I also had to manage my own expectations about what I would find. It wasn’t a helpful year for our family. Grandpy was a few months old, but none of my other grandparents had been born. Grandad arrived just five days later and Grandma the following month. Nana’s parents were not yet even married. All my great grandparents were around, but I knew where they were. Four of my great great grandparents would be missing, being four of the least well researched. I am grateful that the general strike which postponed this census did not affect the possibility of seeing the last of my great, great, great grandparents in the census as Martha (Handley) Clapham died on 29 March 1921. In other words, this census, unlike previous censuses, only really covered three generations about whom I already knew quite a lot.

I narrowed my purchases down to just the ten relating to direct ancestors alive at the time. One grandparent, eight great grandparents and twelve great great grandparents. Twenty one in total which is kind of apt.

Richard Walker, Mary (Wellock) & George Thomas Barrett

1921 census from findmypast including Richard Walker, Mary (Wellock) & George Thomas Barrett

Grandpy (Richard Walker Barrett) was always going to be the first person I searched for. And yes, it was super cute to see him recorded for posterity aged just three months. It also allowed me to tick off his parents Mary (Wellock) and George Thomas Barrett. But I already knew they had lived at Scalebar Farm in Gargrave when Grandpy was born and it wasn’t either Toft Gate, Greenhow Hill nor Upper West End Farm, Stainburn the two farms with which this family is most closely associated. I didn’t know that Uncle Henry had been born at Greenhow Hill which gives me a possible date for when they might have taken on the tenancy of Scalebar, but the rest of the data on this page is all well documented elsewhere.

Mary (Walker) & Richard Wellock

1921 census from findmypast including Mary (Walker) & Richard Wellock

Possibly the least interesting was that relating to my Wellock great great grandparents. I could have filled in this entire form myself.

Jane (Brooks) & Henry Barrett

1921 census from findmypast including Jane (Brooks) & Henry Barrett

Whilst there was nothing new to be learnt about Grandpy’s Barrett grandparents, Jane (Brooks) & Henry Barrett, it was lovely to see a reference to William Henry Barrett. William served his country during WW1. It was only a couple of years ago that I learnt of his existence for he died from tuberculosis in 1924 and may have disappeared were it not for census records.

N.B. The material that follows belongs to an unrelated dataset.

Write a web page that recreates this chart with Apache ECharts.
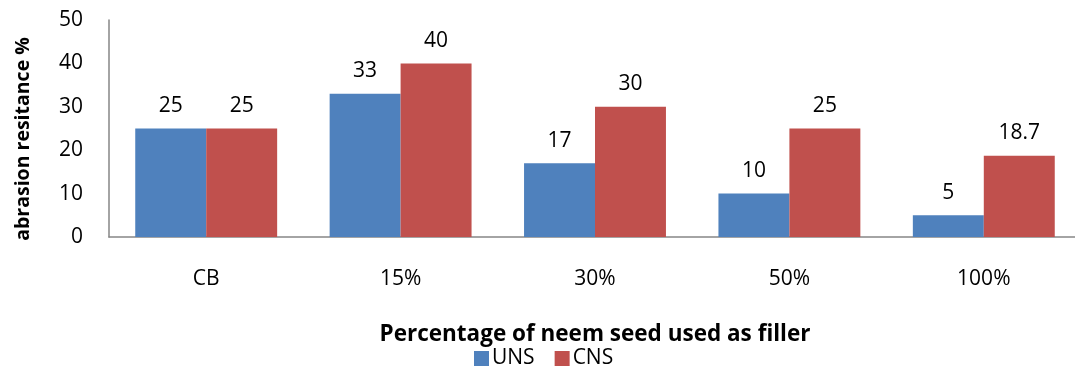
<!DOCTYPE html>
<html>
<head>
<meta charset="utf-8">
<script src="https://cdn.jsdelivr.net/npm/echarts@6/dist/echarts.min.js"></script>
<style>html,body{margin:0;padding:0;background:#fff}#c{width:1075px;height:366px}</style>
</head>
<body>
<div id="c"></div>
<script>
const categories = ['CB', '15%', '30%', '50%', '100%'];
const unsValues = [25, 33, 17, 10, 5];
const cnsValues = [25, 40, 30, 25, 18.7];
const seriesNames = ['UNS', 'CNS'];
const yTicks = {min: 0, max: 50, interval: 10};
const xTitle = 'Percentage of neem seed used as filler';
const yTitle = 'abrasion resitance %';

const FONT = '"Open Sans", sans-serif';
const chart = echarts.init(document.getElementById('c'));
const labelStyle = {show: true, position: 'top', distance: 12, color: '#000', fontSize: 21, fontFamily: FONT};
chart.setOption({
  animation: false,
  grid: {left: 109, width: 972, top: 20, bottom: 129, containLabel: false, outerBoundsMode: 'none'},
  legend: {
    data: seriesNames, left: 469, top: 343, itemWidth: 15, itemHeight: 15, itemGap: 20,
    icon: 'rect', textStyle: {fontSize: 21, fontFamily: FONT, color: '#000', padding: [0, 0, 0, -2]}
  },
  xAxis: {
    type: 'category', data: categories,
    axisLine: {lineStyle: {color: '#868686', width: 1.5}},
    axisTick: {show: false},
    axisLabel: {color: '#000', fontSize: 21, fontFamily: FONT, margin: 32},
    name: xTitle, nameLocation: 'middle', nameGap: 86,
    nameTextStyle: {fontSize: 22.5, fontWeight: 'bold', fontFamily: FONT, color: '#000'}
  },
  yAxis: {
    type: 'value', min: yTicks.min, max: yTicks.max, interval: yTicks.interval,
    axisLine: {show: true, lineStyle: {color: '#868686', width: 1.5}},
    axisTick: {show: false},
    splitLine: {show: false},
    axisLabel: {color: '#000', fontSize: 21, fontFamily: FONT, margin: 26}
  },
  graphic: [{
    type: 'text', x: 23, y: 139, rotation: Math.PI / 2,
    style: {text: yTitle, fontSize: 19.5, fontWeight: 'bold', fontFamily: FONT, fill: '#000',
      align: 'center', verticalAlign: 'middle'}
  }],
  series: [
    {name: seriesNames[0], type: 'bar', data: unsValues, barGap: '0%', barCategoryGap: '27%',
      itemStyle: {color: '#4F81BD'}, label: labelStyle},
    {name: seriesNames[1], type: 'bar', data: cnsValues, barGap: '0%', barCategoryGap: '27%',
      itemStyle: {color: '#C0504D'}, label: labelStyle}
  ]
});
</script>
</body>
</html>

Then there are visitors. Amy, a niece of Henry’s went on to marry her fellow visitor, Henry M Chambers, thirty-four years her senior, but not until 1930, by which time, Henry was 74 and Amy had been his domestic help for at least twenty years. Amy suddenly made it onto my list of sibling & cousin stories to explore.

Marion, Annie (Bentley) & Ernest Moody

1921 census from findmypast including Marion, Annie (Bentley) & Ernest William Moody.

Unlike our other grandparents, Nana wasn’t even a twinkle in 1921. Her parents weren’t even to marry for another four years.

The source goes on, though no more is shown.